Frequently Asked Questions about Jade Plants
Weekly watering after the soil has dried out is an ideal schedule for Jade plants. These are succulents, so they don’t require much water. If you’re unsure whether your plant needs water, do the knuckle test or use a moisture meter.
Jade plants store water in their thick leaves and stems, so adding too much water can cause root and stem rot. But giving too little water may also damage the plant. Lack of water symptoms may include stunted growth, leaf drop, and spots on the foliage.
Jade plants should not be placed in bathrooms due to the high humidity levels. The plant prefers a dry environment to thrive in, mimicking the arid atmosphere of their native habitat in South Africa. Where possible, keep Jade plants away from humidifiers and areas where water is used frequently, like bathrooms and kitchens.
Plenty of sunlight, occasional fertilizing, and yearly repotting can help Jade plants grow faster. However, it’s important to note that the plant is typically slow-growing. Repotting can encourage more root development and overall growth.
Several weeks of dark, dry, and cool conditions at 55°F in the fall will trigger a Jade plant to form buds and eventually bloom. Water the plant regularly after this period to ensure the plant is well-hydrated. This will help your Jade plant produce small clusters of sweet-smelling flowers of white and pink. However, it’s worth noting that flowering is not common for the plant in indoor conditions.
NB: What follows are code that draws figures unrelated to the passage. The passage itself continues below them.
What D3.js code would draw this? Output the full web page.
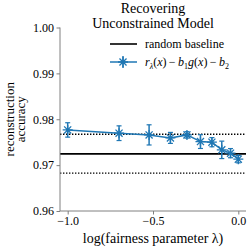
<!DOCTYPE html>
<html>
<head>
<meta charset="utf-8">
<script src="https://cdn.jsdelivr.net/npm/d3@7"></script>
<style>
  html, body { margin: 0; padding: 0; background: #fff; }
  svg { display: block; }
  svg text { font-family: "Liberation Serif", "Times New Roman", Times, "DejaVu Serif", serif !important; fill: #000; }
</style>
</head>
<body>
<div id="wrapper"></div>
<script>
// data
const lambdas = [0.1, 0.2, 0.3, 0.4, 0.5, 0.6, 0.7, 0.8, 0.9, 1.0]
const accuracy = [0.97767, 0.97696, 0.97659, 0.97593, 0.97659, 0.97513, 0.97500, 0.97333, 0.97261, 0.97130]
const accuracyErr = [0.00157, 0.0016, 0.0022, 0.0012, 0.0007, 0.0015, 0.0010, 0.0019, 0.0010, 0.0008]
const baselineMean = 0.97245
const baselineBand = [0.96826, 0.97674]
const xTicks = [-1.0, -0.5, 0.0]
const yTicks = [0.96, 0.97, 0.98, 0.99, 1.00]
const titleLines = ["Recovering", "Unconstrained Model"]

const blue = "#1f77b4"
const serif = "'Liberation Serif', 'Times New Roman', Times, serif"

const dimensions = {
    width: 249,
    height: 247,
    margin: { top: 27.5, right: 3, bottom: 36, left: 60 },
}
dimensions.boundedWidth = dimensions.width - dimensions.margin.left - dimensions.margin.right
dimensions.boundedHeight = dimensions.height - dimensions.margin.top - dimensions.margin.bottom

const dataset = lambdas.map((l, i) => ({ x: Math.log10(l), y: accuracy[i], err: accuracyErr[i] }))

const wrapper = d3.select("#wrapper")
    .append("svg")
    .attr("width", dimensions.width)
    .attr("height", dimensions.height)
    .style("font-family", serif)

const bounds = wrapper.append("g")
    .attr("transform", `translate(${dimensions.margin.left},${dimensions.margin.top})`)

const xScale = d3.scaleLinear()
    .domain([-1.045, 0.045])
    .range([0, dimensions.boundedWidth])

const yScale = d3.scaleLinear()
    .domain([0.96, 1.00])
    .range([dimensions.boundedHeight, 0])

// baseline lines
bounds.append("line")
    .attr("x1", 0).attr("x2", dimensions.boundedWidth)
    .attr("y1", yScale(baselineMean)).attr("y2", yScale(baselineMean))
    .attr("stroke", "#000").attr("stroke-width", 1.6)

bounds.selectAll(".band")
    .data(baselineBand)
    .enter().append("line")
    .attr("class", "band")
    .attr("x1", 0).attr("x2", dimensions.boundedWidth)
    .attr("y1", d => yScale(d)).attr("y2", d => yScale(d))
    .attr("stroke", "#000").attr("stroke-width", 1.4)
    .attr("stroke-dasharray", "1.4,1.6")

// series line
const lineGen = d3.line().x(d => xScale(d.x)).y(d => yScale(d.y))
bounds.append("path")
    .datum(dataset)
    .attr("d", lineGen)
    .attr("fill", "none")
    .attr("stroke", blue)
    .attr("stroke-width", 1.5)

// error bars
const errs = bounds.selectAll(".err").data(dataset).enter().append("g").attr("class", "err")
errs.append("line")
    .attr("x1", d => xScale(d.x)).attr("x2", d => xScale(d.x))
    .attr("y1", d => yScale(d.y - d.err)).attr("y2", d => yScale(d.y + d.err))
    .attr("stroke", blue).attr("stroke-width", 1.5)
errs.selectAll(".cap")
    .data(d => [d.y - d.err, d.y + d.err].map(v => ({ x: d.x, v })))
    .enter().append("line")
    .attr("x1", d => xScale(d.x) - 2.5).attr("x2", d => xScale(d.x) + 2.5)
    .attr("y1", d => yScale(d.v)).attr("y2", d => yScale(d.v))
    .attr("stroke", blue).attr("stroke-width", 1.2)

// asterisk marker
function asterisk(cx, cy, r) {
    const k = r * Math.SQRT1_2
    return `M${cx - r},${cy}L${cx + r},${cy}M${cx},${cy - r}L${cx},${cy + r}` +
        `M${cx - k},${cy - k}L${cx + k},${cy + k}M${cx - k},${cy + k}L${cx + k},${cy - k}`
}
bounds.selectAll(".marker")
    .data(dataset)
    .enter().append("path")
    .attr("class", "marker")
    .attr("d", d => asterisk(xScale(d.x), yScale(d.y), 5))
    .attr("stroke", blue).attr("stroke-width", 1.3).attr("fill", "none")

// axes
const xAxis = bounds.append("g")
    .attr("transform", `translate(0,${dimensions.boundedHeight})`)
    .call(d3.axisBottom(xScale).tickValues(xTicks).tickFormat(d => d3.format(".1f")(d).replace("-", "\u2212")).tickSize(3.5).tickPadding(1.5))
const yAxis = bounds.append("g")
    .call(d3.axisLeft(yScale).tickValues(yTicks).tickFormat(d3.format(".2f")).tickSize(3.5).tickPadding(2.5))

;[xAxis, yAxis].forEach(ax => {
    ax.attr("font-family", serif)
    ax.select(".domain").attr("stroke", "#808080").attr("stroke-width", 1)
    ax.selectAll(".tick line").attr("stroke", "#808080").attr("stroke-width", 1)
    ax.selectAll(".tick text").attr("font-size", 12).attr("fill", "#000")
})
xAxis.select(".domain").attr("d", `M0,0H${dimensions.boundedWidth}`)
yAxis.select(".domain").attr("d", `M0,${dimensions.boundedHeight}V0`)

// axis labels
wrapper.append("text")
    .attr("x", dimensions.margin.left + dimensions.boundedWidth / 2)
    .attr("y", 243)
    .attr("text-anchor", "middle")
    .attr("font-size", 14)
    .text("log(fairness parameter \u03bb)")

const yLabel = wrapper.append("text")
    .attr("transform", `translate(0,${dimensions.margin.top + dimensions.boundedHeight / 2}) rotate(-90)`)
    .attr("text-anchor", "middle")
    .attr("font-size", 13)
yLabel.append("tspan").attr("x", 0).attr("y", 14).text("reconstruction")
yLabel.append("tspan").attr("x", 0).attr("y", 25).text("accuracy")

// title
wrapper.selectAll(".title")
    .data(titleLines)
    .enter().append("text")
    .attr("class", "title")
    .attr("x", dimensions.margin.left + dimensions.boundedWidth / 2)
    .attr("y", (d, i) => 12.5 + i * 15.5)
    .attr("text-anchor", "middle")
    .attr("font-size", 14)
    .text(d => d)

// legend
const legend = wrapper.append("g").attr("transform", "translate(110,44)")
legend.append("line").attr("x1", 0).attr("x2", 27).attr("y1", 0).attr("y2", 0)
    .attr("stroke", "#000").attr("stroke-width", 1.6)
legend.append("text").attr("x", 35).attr("y", 4).attr("font-size", 12).text("random baseline")

const leg2 = legend.append("g").attr("transform", "translate(0,18)")
leg2.append("line").attr("x1", 0).attr("x2", 27).attr("y1", 0).attr("y2", 0)
    .attr("stroke", blue).attr("stroke-width", 1.5)
leg2.append("line").attr("x1", 13).attr("x2", 13).attr("y1", -6).attr("y2", 6)
    .attr("stroke", blue).attr("stroke-width", 1.5)
leg2.append("path").attr("d", asterisk(13, 0, 5))
    .attr("stroke", blue).attr("stroke-width", 1.3).attr("fill", "none")
const formula = leg2.append("text").attr("x", 35).attr("y", 4).attr("font-size", 12)
formula.append("tspan").attr("font-style", "italic").text("r")
formula.append("tspan").attr("font-style", "italic").attr("font-size", 8).attr("dy", 2.5).text("\u03bb")
formula.append("tspan").attr("dy", -2.5).text("(")
formula.append("tspan").attr("font-style", "italic").text("x")
formula.append("tspan").text(")\u2009\u2212\u2009")
formula.append("tspan").attr("font-style", "italic").text("b")
formula.append("tspan").attr("font-size", 8).attr("dy", 2.5).text("1")
formula.append("tspan").attr("font-style", "italic").attr("dy", -2.5).text("g")
formula.append("tspan").text("(")
formula.append("tspan").attr("font-style", "italic").text("x")
formula.append("tspan").text(")\u2009\u2212\u2009")
formula.append("tspan").attr("font-style", "italic").text("b")
formula.append("tspan").attr("font-size", 8).attr("dy", 2.5).text("2")
</script>
</body>
</html>
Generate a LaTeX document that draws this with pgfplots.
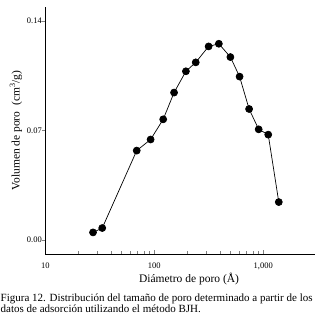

A healthy Jade plant has strong, thick stems with an abundance of fleshy green leaves sometimes tinged with red. Don’t worry if the stems turn brown and woody or if older leaves at the bottom drop. This means the plant is naturally maturing as it develops new growth at the top.
Overall, Jade plants are not an exception to the no-sunlight rule. Like all plants, they require light to survive and grow well. Give it as much as you can, and your Jade plant will live for so long that it may just become a family heirloom. Happy planting!